» **TASK DESCRIPTION**: Output the records. Match them exactly.

##### TASK MATERIAL

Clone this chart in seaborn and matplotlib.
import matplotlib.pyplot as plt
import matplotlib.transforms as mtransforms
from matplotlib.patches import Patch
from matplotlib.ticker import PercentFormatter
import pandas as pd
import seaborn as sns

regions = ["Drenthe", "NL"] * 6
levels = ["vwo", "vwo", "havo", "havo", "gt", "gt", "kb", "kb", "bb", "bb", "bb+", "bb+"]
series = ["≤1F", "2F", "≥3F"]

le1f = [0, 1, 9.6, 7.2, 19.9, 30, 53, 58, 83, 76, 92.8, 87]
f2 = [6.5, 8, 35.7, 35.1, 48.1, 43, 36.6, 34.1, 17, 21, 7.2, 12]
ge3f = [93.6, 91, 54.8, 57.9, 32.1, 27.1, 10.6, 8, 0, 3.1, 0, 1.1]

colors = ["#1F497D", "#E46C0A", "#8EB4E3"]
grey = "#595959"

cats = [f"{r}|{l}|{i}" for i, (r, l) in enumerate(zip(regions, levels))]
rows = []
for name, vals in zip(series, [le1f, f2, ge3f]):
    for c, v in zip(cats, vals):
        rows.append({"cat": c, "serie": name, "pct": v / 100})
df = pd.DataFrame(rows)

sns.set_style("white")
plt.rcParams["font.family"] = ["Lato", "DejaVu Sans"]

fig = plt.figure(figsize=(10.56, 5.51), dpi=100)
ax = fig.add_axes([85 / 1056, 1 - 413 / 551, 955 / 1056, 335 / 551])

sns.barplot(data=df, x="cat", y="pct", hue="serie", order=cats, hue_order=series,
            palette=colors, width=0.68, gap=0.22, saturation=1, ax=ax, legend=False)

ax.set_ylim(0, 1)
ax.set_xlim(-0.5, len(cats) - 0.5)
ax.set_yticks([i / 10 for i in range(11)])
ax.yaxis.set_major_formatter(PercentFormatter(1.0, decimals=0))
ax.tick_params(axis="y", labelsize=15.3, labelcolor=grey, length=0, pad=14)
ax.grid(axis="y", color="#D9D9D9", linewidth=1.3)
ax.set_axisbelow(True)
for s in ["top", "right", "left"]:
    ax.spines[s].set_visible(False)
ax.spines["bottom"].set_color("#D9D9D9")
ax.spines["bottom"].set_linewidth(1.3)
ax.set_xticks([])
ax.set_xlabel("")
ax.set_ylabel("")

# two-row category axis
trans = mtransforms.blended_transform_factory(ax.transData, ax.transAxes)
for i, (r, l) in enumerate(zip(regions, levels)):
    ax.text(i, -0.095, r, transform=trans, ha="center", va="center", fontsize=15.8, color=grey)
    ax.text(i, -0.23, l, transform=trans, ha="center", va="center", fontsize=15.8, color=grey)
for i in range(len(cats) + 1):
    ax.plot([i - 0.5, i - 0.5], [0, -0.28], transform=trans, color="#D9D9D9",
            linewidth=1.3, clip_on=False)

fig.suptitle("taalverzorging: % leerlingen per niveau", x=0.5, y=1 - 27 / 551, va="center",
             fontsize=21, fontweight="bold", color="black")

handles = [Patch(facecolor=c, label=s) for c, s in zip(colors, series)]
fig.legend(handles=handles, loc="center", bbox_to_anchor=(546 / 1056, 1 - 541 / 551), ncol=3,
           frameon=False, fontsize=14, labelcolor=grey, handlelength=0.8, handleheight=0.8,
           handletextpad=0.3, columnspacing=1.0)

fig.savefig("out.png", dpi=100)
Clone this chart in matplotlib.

##########

» **COMPLETE OUTPUT**:
Clone this chart in seaborn and matplotlib.
import matplotlib.pyplot as plt
import matplotlib.transforms as mtransforms
from matplotlib.patches import Patch
from matplotlib.ticker import PercentFormatter
import pandas as pd
import seaborn as sns

regions = ["Drenthe", "NL"] * 6
levels = ["vwo", "vwo", "havo", "havo", "gt", "gt", "kb", "kb", "bb", "bb", "bb+", "bb+"]
series = ["≤1F", "2F", "≥3F"]

le1f = [0, 1, 9.6, 7.2, 19.9, 30, 53, 58, 83, 76, 92.8, 87]
f2 = [6.5, 8, 35.7, 35.1, 48.1, 43, 36.6, 34.1, 17, 21, 7.2, 12]
ge3f = [93.6, 91, 54.8, 57.9, 32.1, 27.1, 10.6, 8, 0, 3.1, 0, 1.1]

colors = ["#1F497D", "#E46C0A", "#8EB4E3"]
grey = "#595959"

cats = [f"{r}|{l}|{i}" for i, (r, l) in enumerate(zip(regions, levels))]
rows = []
for name, vals in zip(series, [le1f, f2, ge3f]):
    for c, v in zip(cats, vals):
        rows.append({"cat": c, "serie": name, "pct": v / 100})
df = pd.DataFrame(rows)

sns.set_style("white")
plt.rcParams["font.family"] = ["Lato", "DejaVu Sans"]

fig = plt.figure(figsize=(10.56, 5.51), dpi=100)
ax = fig.add_axes([85 / 1056, 1 - 413 / 551, 955 / 1056, 335 / 551])

sns.barplot(data=df, x="cat", y="pct", hue="serie", order=cats, hue_order=series,
            palette=colors, width=0.68, gap=0.22, saturation=1, ax=ax, legend=False)

ax.set_ylim(0, 1)
ax.set_xlim(-0.5, len(cats) - 0.5)
ax.set_yticks([i / 10 for i in range(11)])
ax.yaxis.set_major_formatter(PercentFormatter(1.0, decimals=0))
ax.tick_params(axis="y", labelsize=15.3, labelcolor=grey, length=0, pad=14)
ax.grid(axis="y", color="#D9D9D9", linewidth=1.3)
ax.set_axisbelow(True)
for s in ["top", "right", "left"]:
    ax.spines[s].set_visible(False)
ax.spines["bottom"].set_color("#D9D9D9")
ax.spines["bottom"].set_linewidth(1.3)
ax.set_xticks([])
ax.set_xlabel("")
ax.set_ylabel("")

# two-row category axis
trans = mtransforms.blended_transform_factory(ax.transData, ax.transAxes)
for i, (r, l) in enumerate(zip(regions, levels)):
    ax.text(i, -0.095, r, transform=trans, ha="center", va="center", fontsize=15.8, color=grey)
    ax.text(i, -0.23, l, transform=trans, ha="center", va="center", fontsize=15.8, color=grey)
for i in range(len(cats) + 1):
    ax.plot([i - 0.5, i - 0.5], [0, -0.28], transform=trans, color="#D9D9D9",
            linewidth=1.3, clip_on=False)

fig.suptitle("taalverzorging: % leerlingen per niveau", x=0.5, y=1 - 27 / 551, va="center",
             fontsize=21, fontweight="bold", color="black")

handles = [Patch(facecolor=c, label=s) for c, s in zip(colors, series)]
fig.legend(handles=handles, loc="center", bbox_to_anchor=(546 / 1056, 1 - 541 / 551), ncol=3,
           frameon=False, fontsize=14, labelcolor=grey, handlelength=0.8, handleheight=0.8,
           handletextpad=0.3, columnspacing=1.0)

fig.savefig("out.png", dpi=100)
Clone this chart in matplotlib.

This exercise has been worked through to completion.